__Task statement__. Leave out the pictures and repeat the rest of the material exactly.
[Start of Dataset excerpt]
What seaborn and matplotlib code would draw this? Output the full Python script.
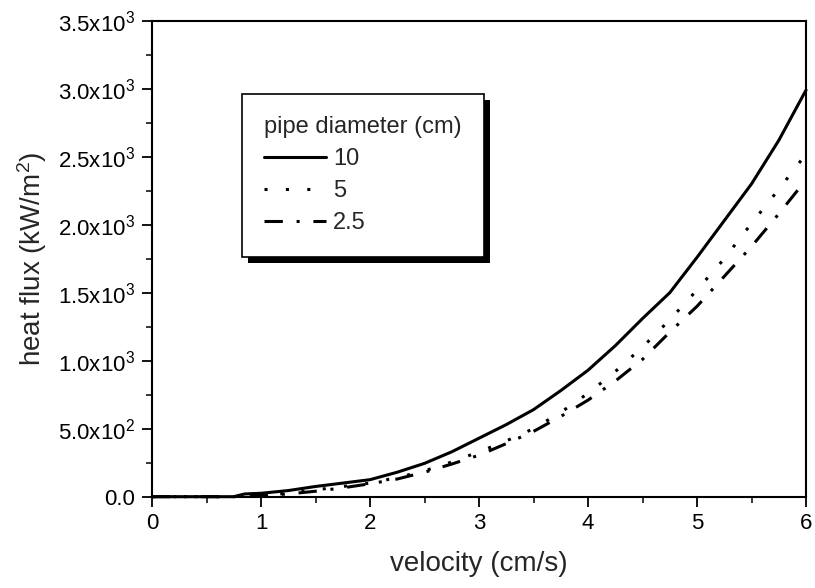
import matplotlib
matplotlib.use("Agg")
import matplotlib.pyplot as plt
from matplotlib.patches import Rectangle
import seaborn as sns
import numpy as np

# velocity (cm/s) and heat flux (kW/m^2)
velocity = [0.0, 0.25, 0.5, 0.75, 0.85, 1.0, 1.25, 1.5, 1.75, 2.0, 2.25, 2.5, 2.75,
            3.0, 3.25, 3.5, 3.75, 4.0, 4.25, 4.5, 4.75, 5.0, 5.25, 5.5, 5.75, 6.0]
flux_10 = [0, 0, 0, 0, 20, 25, 45, 75, 100, 125, 180, 245, 330,
           430, 530, 640, 780, 930, 1110, 1310, 1500, 1760, 2030, 2300, 2620, 2990]
flux_5 = [0, 0, 0, 0, 5, 10, 25, 50, 75, 100, 140, 190, 255,
          330, 410, 500, 620, 760, 920, 1100, 1300, 1520, 1750, 2010, 2260, 2520]
flux_2_5 = [0, 0, 0, 0, 4, 8, 20, 40, 65, 95, 130, 180, 240,
            305, 390, 480, 590, 710, 850, 1010, 1210, 1400, 1620, 1840, 2080, 2330]

series_labels = ["10", "5", "2.5"]
legend_title = "pipe diameter (cm)"

x_ticks = [0, 1, 2, 3, 4, 5, 6]
y_ticks = [0, 500, 1000, 1500, 2000, 2500, 3000, 3500]
y_tick_labels = ["0.0", "5.0x10$^2$", "1.0x10$^3$", "1.5x10$^3$", "2.0x10$^3$",
                 "2.5x10$^3$", "3.0x10$^3$", "3.5x10$^3$"]

sns.set_style("ticks")
plt.rcParams["font.family"] = ["Liberation Sans", "DejaVu Sans"]
plt.rcParams["mathtext.default"] = "regular"

fig = plt.figure(figsize=(8.15, 5.88), dpi=100)
ax = fig.add_axes([0.1865, 0.1553, 0.8025, 0.8095])

styles = ["-", (0, (1.0, 6.0)), (0, (6.0, 4.5, 1.0, 4.5))]
for ys, lab, ls in zip([flux_10, flux_5, flux_2_5], series_labels, styles):
    sns.lineplot(x=velocity, y=ys, ax=ax, color="black", lw=2.2,
                 linestyle=ls, label=lab, clip_on=False)

ax.set_xlim(0, 6)
ax.set_ylim(0, 3500)
ax.set_xticks(x_ticks)
ax.set_xticks(np.arange(0.5, 6, 1), minor=True)
ax.set_yticks(y_ticks, y_tick_labels)
ax.set_yticks(np.arange(250, 3500, 500), minor=True)
ax.tick_params(which="major", direction="out", length=7, width=1.3,
               labelsize=16, pad=5, colors="black")
ax.tick_params(which="minor", direction="out", length=4.5, width=1.3)
for s in ax.spines.values():
    s.set_linewidth(1.5)
    s.set_color("black")

ax.set_xlabel("velocity (cm/s)", fontsize=20, labelpad=12)
ax.set_ylabel("heat flux (kW/m$^2$)", fontsize=20, labelpad=7)

leg = ax.legend(title=legend_title, loc="upper left",
                bbox_to_anchor=(0.1376, 0.846), borderaxespad=0,
                fontsize=17, title_fontsize=17, alignment="left",
                handlelength=2.6, handletextpad=0.3, labelspacing=0.42,
                borderpad=0.95, frameon=True, fancybox=False, framealpha=1)
leg.get_frame().set_edgecolor("black")
leg.get_frame().set_linewidth(1.2)

# offset black shadow behind the legend box
fig.canvas.draw()
bb = leg.get_frame().get_window_extent(fig.canvas.get_renderer())
shadow = Rectangle((bb.x0 + 6, bb.y0 - 6), bb.width, bb.height, transform=None,
                   facecolor="black", edgecolor="none", zorder=leg.get_zorder() - 0.5)
ax.add_artist(shadow)

fig.savefig("out.png", dpi=100)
[End of Dataset excerpt]
__Complete answer__.
What seaborn and matplotlib code would draw this? Output the full Python script.
import matplotlib
matplotlib.use("Agg")
import matplotlib.pyplot as plt
from matplotlib.patches import Rectangle
import seaborn as sns
import numpy as np

# velocity (cm/s) and heat flux (kW/m^2)
velocity = [0.0, 0.25, 0.5, 0.75, 0.85, 1.0, 1.25, 1.5, 1.75, 2.0, 2.25, 2.5, 2.75,
            3.0, 3.25, 3.5, 3.75, 4.0, 4.25, 4.5, 4.75, 5.0, 5.25, 5.5, 5.75, 6.0]
flux_10 = [0, 0, 0, 0, 20, 25, 45, 75, 100, 125, 180, 245, 330,
           430, 530, 640, 780, 930, 1110, 1310, 1500, 1760, 2030, 2300, 2620, 2990]
flux_5 = [0, 0, 0, 0, 5, 10, 25, 50, 75, 100, 140, 190, 255,
          330, 410, 500, 620, 760, 920, 1100, 1300, 1520, 1750, 2010, 2260, 2520]
flux_2_5 = [0, 0, 0, 0, 4, 8, 20, 40, 65, 95, 130, 180, 240,
            305, 390, 480, 590, 710, 850, 1010, 1210, 1400, 1620, 1840, 2080, 2330]

series_labels = ["10", "5", "2.5"]
legend_title = "pipe diameter (cm)"

x_ticks = [0, 1, 2, 3, 4, 5, 6]
y_ticks = [0, 500, 1000, 1500, 2000, 2500, 3000, 3500]
y_tick_labels = ["0.0", "5.0x10$^2$", "1.0x10$^3$", "1.5x10$^3$", "2.0x10$^3$",
                 "2.5x10$^3$", "3.0x10$^3$", "3.5x10$^3$"]

sns.set_style("ticks")
plt.rcParams["font.family"] = ["Liberation Sans", "DejaVu Sans"]
plt.rcParams["mathtext.default"] = "regular"

fig = plt.figure(figsize=(8.15, 5.88), dpi=100)
ax = fig.add_axes([0.1865, 0.1553, 0.8025, 0.8095])

styles = ["-", (0, (1.0, 6.0)), (0, (6.0, 4.5, 1.0, 4.5))]
for ys, lab, ls in zip([flux_10, flux_5, flux_2_5], series_labels, styles):
    sns.lineplot(x=velocity, y=ys, ax=ax, color="black", lw=2.2,
                 linestyle=ls, label=lab, clip_on=False)

ax.set_xlim(0, 6)
ax.set_ylim(0, 3500)
ax.set_xticks(x_ticks)
ax.set_xticks(np.arange(0.5, 6, 1), minor=True)
ax.set_yticks(y_ticks, y_tick_labels)
ax.set_yticks(np.arange(250, 3500, 500), minor=True)
ax.tick_params(which="major", direction="out", length=7, width=1.3,
               labelsize=16, pad=5, colors="black")
ax.tick_params(which="minor", direction="out", length=4.5, width=1.3)
for s in ax.spines.values():
    s.set_linewidth(1.5)
    s.set_color("black")

ax.set_xlabel("velocity (cm/s)", fontsize=20, labelpad=12)
ax.set_ylabel("heat flux (kW/m$^2$)", fontsize=20, labelpad=7)

leg = ax.legend(title=legend_title, loc="upper left",
                bbox_to_anchor=(0.1376, 0.846), borderaxespad=0,
                fontsize=17, title_fontsize=17, alignment="left",
                handlelength=2.6, handletextpad=0.3, labelspacing=0.42,
                borderpad=0.95, frameon=True, fancybox=False, framealpha=1)
leg.get_frame().set_edgecolor("black")
leg.get_frame().set_linewidth(1.2)

# offset black shadow behind the legend box
fig.canvas.draw()
bb = leg.get_frame().get_window_extent(fig.canvas.get_renderer())
shadow = Rectangle((bb.x0 + 6, bb.y0 - 6), bb.width, bb.height, transform=None,
                   facecolor="black", edgecolor="none", zorder=leg.get_zorder() - 0.5)
ax.add_artist(shadow)

fig.savefig("out.png", dpi=100)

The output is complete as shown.